TV has remained the central vehicle for these campaigns. “Big TV moments have become part of the British festive experience, and retailers and grocers want a slice of the action, spending huge amounts of their marketing budgets on TV advertising,” says Paul Cooper, managing director of MediaCom North Group. “Some may question the role of TV within a longer-term brand building strategy but in the short term, TV drives impressive returns for retailers. With this unrivalled efficiency, and the ability to couple TV with second-screen proximity to e-commerce, TV is a powerful combination of an inspirational platform and the ability to deliver immediate purchase payback.”
As a result, in 2017, marketers spent on average 21.5% of their annual marketing budget on TV ads in the six weeks leading up to Christmas Eve.
But could that be set to change? This year after all it looks like budgets may have been reined in, with ATL marketing spend down 13% so far, according to Nielsen, and there are signs that soft sells are creeping in at the expense of gushing storylines. Take Asda. In 2017 the retailer was lauded for its colourful Willy Wonka-inspired Christmas factory. This year’s ‘Bring Christmas Home’ is packed full of product you can find in stores, from macarons on silver platters to toys piled in the snow.
“For retailers it’s been a tough year so we might see a little less of the big blockbuster and more functional product messages creeping in,” says Jane Bloomfield of Kantar Millward Brown.
The other option of course is to make bigger, better use of (the more economic) digital and social channels. After all “if you look at the best ads of recent years they have involved multichannel,” she points out. Just think of Aldi’s Kevin the Carrot with its hashtag #savekevin. Or the fact that Mog the Calamity Cat attracted nearly 38 million views on YouTube alone. Or, of course, the most talked about ad of 2018 - Iceland’s tie-up with Greenpeace to highlight the environmental impact of palm oil, which never even appeared on TV.

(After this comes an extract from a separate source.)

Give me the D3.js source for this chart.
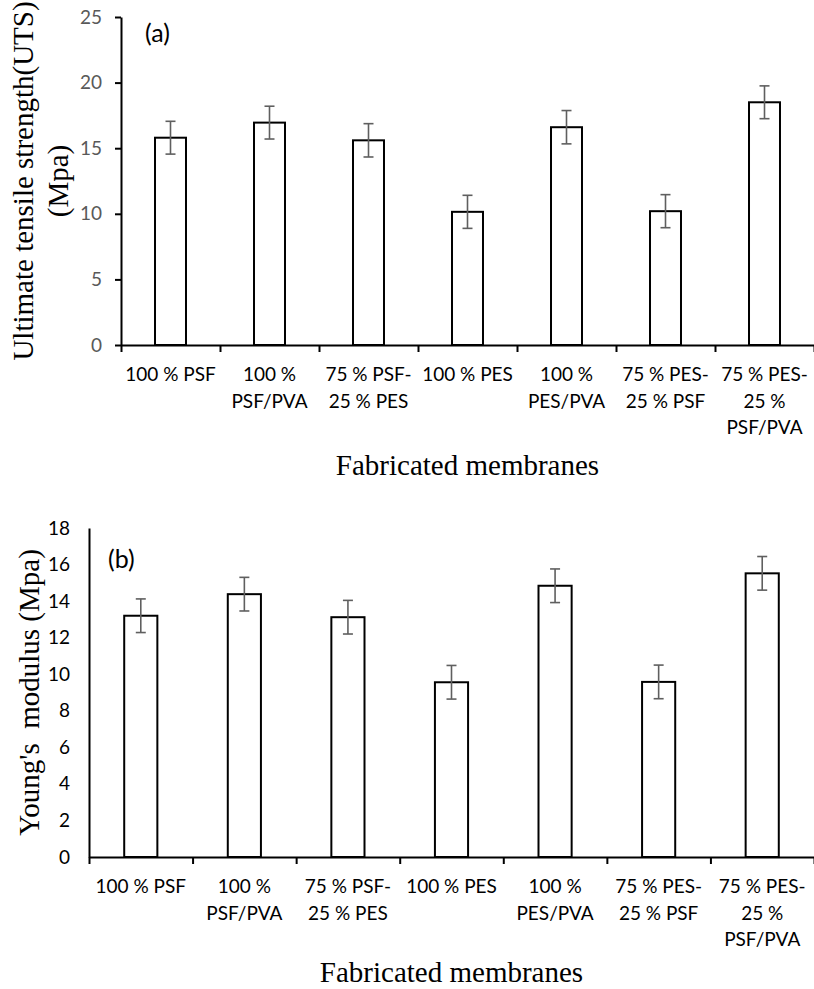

Retailers all need to capitalise on the potential, says Edward East, CEO of Billion-Dollar Boy. “If the TV campaign drives people in store, influencer marketing drives shoppers right to the checkout,” he says. “With people swiping through 300 ft of content a day, influencer marketing has become window shopping 2.0.
“There is much more opportunity to optimise an influencer marketing campaign than there is with a TV ad. You can deliver targeted content with trackable results and directly attributable sales.”
Which may have less of a soppy feelgood factor than the Christmas ads we know and love. But could help UK grocers celebrate a merry Christmas, after a very tough 2018.